Higher education in India slipping into bottomless pit

India need more experts like Raghuram Rajan.

By Iqbal S. Hasnain

Iqbal HasnainNEW DELHI: Like his much touted development agenda, Prime Minister Narendra Modi is losing his grip over the education agenda as well.

Higher education both in the University Grants Commission and at the Ministry of Human Resources are run by very mediocre bureaucrats. Important bills on foreign universities and restructuring of University Grants Commission were withdrawn from the Parliament by the present government.

That the development agenda is no longer getting the attention is clear from the number of critical columns in newspapers and the negative coverage by influential talk shows. Even sympathetic secular and mainstream commentators are beginning to turn against the government after the Rashtriya Swayamsevak Sangh and its other affiliates began aggressively pushing their Hindutava agenda, which is distracting national and global narratives of post-UPA story of India’s economic development.

Intellectuals, corporate leaders and journalists who strongly backed Modi during and before the 2014 general elections are blaming the mediocre and spineless bureaucracy for the government’s inability to shine the spotlight on the growth story.

They are urging the prime minister to bring outside experts and park them in his secretariat and in key ministries like Human Resource Development, Science and Technology. Such experts, they think, will have the energy to bring new ideas and have courage to speak their mind.

A case in point is Raghuram Rajan, Governor of Reserve Bank of India, a rank outsider who has the capability and courage to speak his mind, gives the right advice to the Prime Minister and Finance Minister on economic policies.

While delivering Bharat Ram Memorial Lecture in New Delhi on December 12, he suggested that India should focus on not just “Make in India,” but also “Make for India.” The export-led growth model may not work for India at this point of time, even though China and other Asian economies may have hugely benefited from this model.

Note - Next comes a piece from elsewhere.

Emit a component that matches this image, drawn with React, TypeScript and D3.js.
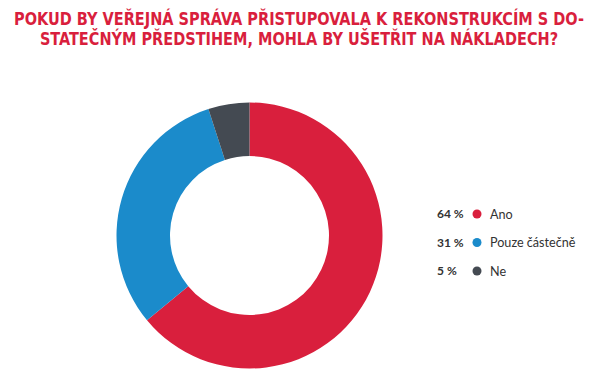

Rajan also recommended rollout of the goods and services tax (GST) as a “well designed GST bill, by reducing state border taxes, will have the important consequence of creating a truly national market for goods and services, which will be critical for our growth in years to come.”

Not surprisingly, Rajan, who is on leave from University of Chicago as a professor, also emphasized in the same speech that India must invest in “idea-producing institutions – research departments of official bodies, think tanks, as well as universities.”

One educationist who has ideas and courage to lift higher education from the pit is Professor Bhanu Pratap Mehta of Center of Policy Research. He has right credentials and background to re-organize higher education, which will empower 60 percent youth of India and will provide skill manpower to fuel manufacturing and other sectors.

The growth story of India will gridlock if present dispensation in higher education is allowed to continue. Mehta has rightly suggested in his recent opinion in The Indian Express on December 13 that every single proposal under discussion, from mad ideas like common act for all central universities to centralized recruitment of faculty and admission, will destroy public higher education in India.

The purpose of central universities is to serve special needs, apart from serving as institutes of national importance attracting faculty and students from all over country. The Legislative Council of India passed acts in 1857 to establish universities at Calcutta, Bombay and Madras. Later University of Punjab (1882), Allahabad (1887), Banaras (1916), Patna (1917), Aligarh (1920) and Delhi (1922) were established.

When education was transferred as a subject under the provincial government, all universities except Banaras Hindu University and Aligarh Muslim University were transferred to provincial governments. After independence the Constituent Assembly decided to list education under union, state and concurrent.

Central universities should be allowed to grow without imposing Common Act, which curtail their unique character as centers of excellence.

(The write is a former vice-chancellor of Calicut University, and a Member of Executive Committee of Central University of Kerala.)